人気の「ちーず大福」自販機が誕生、埼玉・熊谷の「沢田本店」が設置 1日200個以上も売れる
熊谷市などで菓子店を展開する沢田本店(同市)は冷凍製品向けの自動販売機を市内に配置し、主力の冷凍大福「ちーず大福」(2個税込み260円)の販売を6月25日から始めた。新型コロナウイルス感染拡大に伴う非接触販売のニーズ拡大を捉えた。沢田真弘社長は自動販売機メーカーからの話として「アイスを除く冷凍菓子を自動販売機で扱うのは、全国でみると先行事例」と話す。冷凍保存でき24時間無人で販売可能な強みを生かして売り上げの拡大を進めつつ、実店舗との相乗効果も狙う。
県道341号沿いで同市箱田の生食パン専門店などがある支援型テナント施設「Dream Catcher」の敷地内に置いた。近隣には戸建て住宅が多く食品スーパーも立地し、県立高校が2校あり、人の動きが多く設置場所に決めた。
「プレーン」「ブルーベリーちーず大福」「苺のちーず大福」の3種を扱い、2個と6個(税込み780円)で販売する。おのおの賞味期限は冷凍保存で1カ月程度。
自動販売機はサンデン・リテールシステム(東京都)製で、リース契約。電子マネー、QRコードの決済にも対応する。商品は300個入る。補充は午前10時台で、配置場所から2キロ離れた熊谷駅直結の商業施設内にある自社店舗への納品に合わせて行う。オンラインで接続され在庫状況は常時確認可能で、在庫が減れば適宜、補充する。

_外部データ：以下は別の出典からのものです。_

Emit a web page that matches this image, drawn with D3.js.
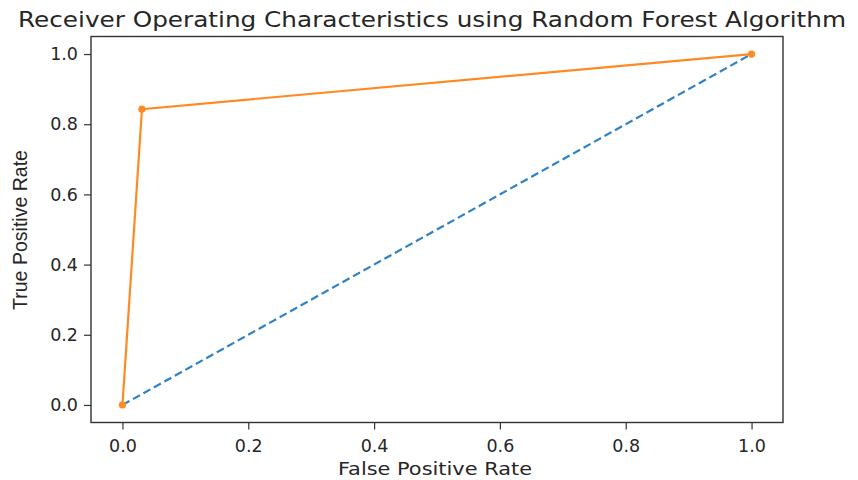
<!DOCTYPE html>
<html><head><meta charset="utf-8">
<script src="https://cdn.jsdelivr.net/npm/d3@7"></script>
<style>body{margin:0;background:#fff}</style>
</head><body>
<svg id="c" width="858" height="480"></svg>
<script>
const titleText = "Receiver Operating Characteristics using Random Forest Algorithm";
const xLabel = "False Positive Rate";
const yLabel = "True Positive Rate";
const baselineFpr = [0, 1];
const baselineTpr = [0, 1];
const rocFpr = [0, 0.031, 1];
const rocTpr = [0, 0.843, 1];
const tickValues = [0, 0.2, 0.4, 0.6, 0.8, 1.0];

const svg = d3.select("#c");
const L = 91, R = 783, T = 36.5, B = 422.5;
const x = d3.scaleLinear().domain([-0.05, 1.05]).range([L, R]);
const y = d3.scaleLinear().domain([-0.05, 1.05]).range([B, T]);
const font = "DejaVu Sans, sans-serif";

const xAxis = svg.append("g").attr("transform", `translate(0,${B})`)
  .call(d3.axisBottom(x).tickValues(tickValues).tickFormat(d3.format(".1f")).tickSize(7).tickPadding(6));
const yAxis = svg.append("g").attr("transform", `translate(${L},0)`)
  .call(d3.axisLeft(y).tickValues(tickValues).tickFormat(d3.format(".1f")).tickSize(7).tickPadding(6));
[xAxis, yAxis].forEach(a => {
  a.select(".domain").remove();
  a.selectAll("line").attr("stroke", "#333").attr("stroke-width", 1.2);
  a.selectAll("text").attr("font-family", font).attr("font-size", 17.5).attr("fill", "#262626");
});
xAxis.selectAll("text").attr("dy", "0.95em");

svg.append("rect").attr("x", L).attr("y", T).attr("width", R - L).attr("height", B - T)
  .attr("fill", "none").attr("stroke", "#333").attr("stroke-width", 1.4);

const line = d3.line().x(d => x(d[0])).y(d => y(d[1]));
svg.append("path").datum(d3.zip(baselineFpr, baselineTpr)).attr("d", line)
  .attr("fill", "none").attr("stroke", "#2f82c4").attr("stroke-width", 2.2).attr("stroke-dasharray", "8,4");
const roc = d3.zip(rocFpr, rocTpr);
svg.append("path").datum(roc).attr("d", line)
  .attr("fill", "none").attr("stroke", "#ff8a24").attr("stroke-width", 2.2);
svg.selectAll("circle.m").data(roc).enter().append("circle")
  .attr("cx", d => x(d[0])).attr("cy", d => y(d[1])).attr("r", 3.6).attr("fill", "#ff8a24");

svg.append("text").attr("x", 432).attr("y", 27).attr("text-anchor", "middle")
  .attr("font-family", font).attr("font-size", 21.5).attr("fill", "#262626")
  .attr("textLength", 828).attr("lengthAdjust", "spacingAndGlyphs").text(titleText);
svg.append("text").attr("x", 435).attr("y", 475).attr("text-anchor", "middle")
  .attr("font-family", font).attr("font-size", 18).attr("fill", "#262626")
  .attr("textLength", 194).attr("lengthAdjust", "spacingAndGlyphs").text(xLabel);
svg.append("text").attr("transform", "translate(27,230) rotate(-90)").attr("text-anchor", "middle")
  .attr("font-family", "Liberation Sans, sans-serif").attr("font-size", 20).attr("fill", "#262626")
  .attr("textLength", 160).attr("lengthAdjust", "spacingAndGlyphs").text(yLabel);
</script>
</body></html>
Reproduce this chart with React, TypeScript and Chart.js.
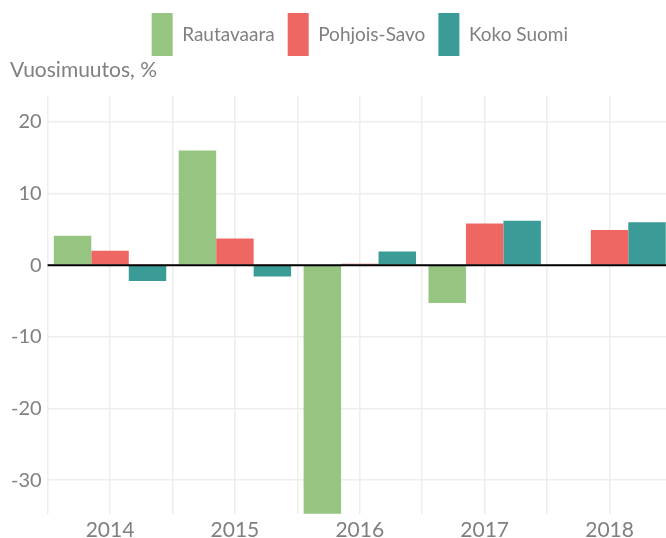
import React, { useEffect, useRef } from 'react';
import { Chart, registerables } from 'chart.js';

Chart.register(...registerables);

const years = ['2014', '2015', '2016', '2017', '2018'];
const rautavaara: (number | null)[] = [4.1, 16.0, -38.0, -5.3, null];
const pohjoisSavo = [2.0, 3.7, 0.2, 5.8, 4.9];
const kokoSuomi = [-2.2, -1.6, 1.9, 6.2, 6.0];
const seriesNames = ['Rautavaara', 'Pohjois-Savo', 'Koko Suomi'];
const seriesColors = ['#95c581', '#ee6762', '#3a9b97'];
const yTicks = [-30, -20, -10, 0, 10, 20];
const yMin = -34.7;
const yMax = 23.6;
const axisTitle = 'Vuosimuutos, %';

const FONT = 'Lato';
const TEXT = '#808080';
const GRID = '#eeeeee';

const zeroLine = {
  id: 'zeroLine',
  afterDatasetsDraw(chart: any) {
    const { ctx, chartArea, scales } = chart;
    const y = scales.y.getPixelForValue(0);
    ctx.save();
    ctx.strokeStyle = '#000000';
    ctx.lineWidth = 2;
    ctx.beginPath();
    ctx.moveTo(chartArea.left, y);
    ctx.lineTo(chartArea.right, y);
    ctx.stroke();
    ctx.restore();
  },
};

export default function App() {
  const ref = useRef<HTMLCanvasElement | null>(null);

  useEffect(() => {
    if (!ref.current) return;
    const data = [rautavaara, pohjoisSavo, kokoSuomi];
    const chart = new Chart(ref.current, {
      type: 'bar',
      data: {
        labels: years,
        datasets: seriesNames.map((name, i) => ({
          label: name,
          data: data[i],
          backgroundColor: seriesColors[i],
          borderWidth: 0,
          categoryPercentage: 0.9,
          barPercentage: 1.0,
        })),
      },
      options: {
        responsive: false,
        animation: false,
        layout: { padding: { left: 10, right: 0, top: 0, bottom: 1 } },
        plugins: {
          tooltip: { enabled: false },
          legend: {
            position: 'top',
            align: 'center',
            fullSize: false,
            labels: {
              boxWidth: 21,
              boxHeight: 43,
              padding: 13,
              color: TEXT,
              font: { family: FONT, size: 19 },
            },
          },
          title: {
            display: true,
            text: axisTitle,
            align: 'start',
            weight: 500,
            color: TEXT,
            font: { family: FONT, size: 21, weight: 'normal' },
            padding: { top: -8, bottom: 12.8 },
          },
        },
        scales: {
          x: {
            type: 'category',
            position: 'bottom',
            offset: true,
            grid: { color: GRID, lineWidth: 1.5, drawTicks: false, offset: true },
            border: { display: false },
            ticks: { color: TEXT, font: { family: FONT, size: 21 }, padding: 4 },
          },
          x2: {
            type: 'category',
            position: 'bottom',
            offset: true,
            grid: { color: GRID, lineWidth: 1.5, drawTicks: false, offset: false },
            border: { display: false },
            ticks: { display: false },
          },
          y: {
            type: 'linear',
            min: yMin,
            max: yMax,
            grid: { color: GRID, lineWidth: 1.5, drawTicks: false },
            border: { display: false },
            ticks: { color: TEXT, font: { family: FONT, size: 20 }, padding: 6 },
            afterBuildTicks: (axis: any) => {
              axis.ticks = yTicks.map((v) => ({ value: v }));
            },
            afterFit: (axis: any) => {
              axis.width = 37.6;
            },
          },
        },
      },
      plugins: [zeroLine],
    } as any);
    return () => chart.destroy();
  }, []);

  return (
    <div style={{ position: 'absolute', left: 0, top: 0, width: 666, height: 538, overflow: 'hidden', background: '#ffffff' }}>
      <canvas ref={ref} width={672} height={548} style={{ width: 672, height: 548, display: 'block' }} />
    </div>
  );
}
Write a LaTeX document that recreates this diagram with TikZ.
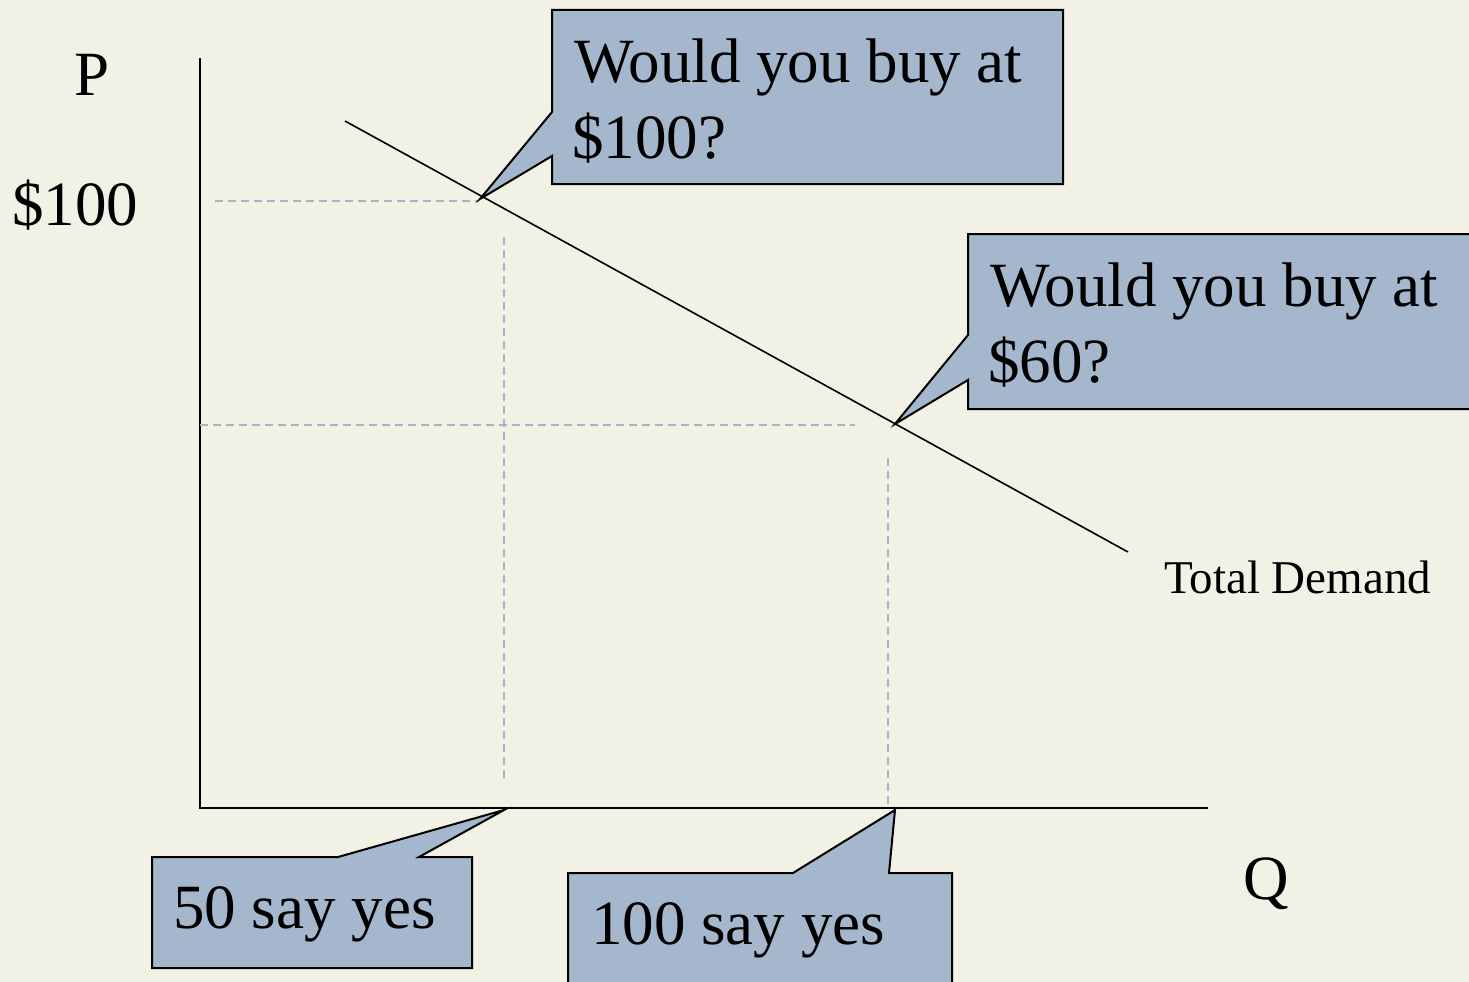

現状だと夏場のおやつ需要もあり1日当たり200個以上売れるが「販売開始直後は1日2回補充するなど、売れ行きは上々」(沢田社長)。売れる時間帯は午前11時台、高校生の下校時間帯の午後4~5時台や、深夜帯。沢田社長は「少量買いや土産が必要な時に、店に行かなくても早朝や深夜でも買えることが評価されている」とみる。
導入要因は新型コロナの影響が一因。密集回避へ各種行事の見送りが響き、贈答需要などが低迷。2020年度の売上高は前年比2割減になったという。
改善策を検討した中で、自動販売機で冷凍ギョーザを販売する動きの拡大に着目。店舗や電子商取引で販売する冷凍菓子のちーず大福なら対応可能とみて、年明けから導入に向けた検討を進めてきた。滑り出しは順調だが、追加導入は今後の販売実績などを分析して決める。
自動販売機を実店舗への来店動機の喚起にも生かす。適宜、購入時に実店舗のみ使える割引券を発券し、集客につなげる。沢田社長は「コロナ禍で非接触ニーズが高まるが、リアル販売も大切にし、“両利き”で事業の成長を図りたい」と語った。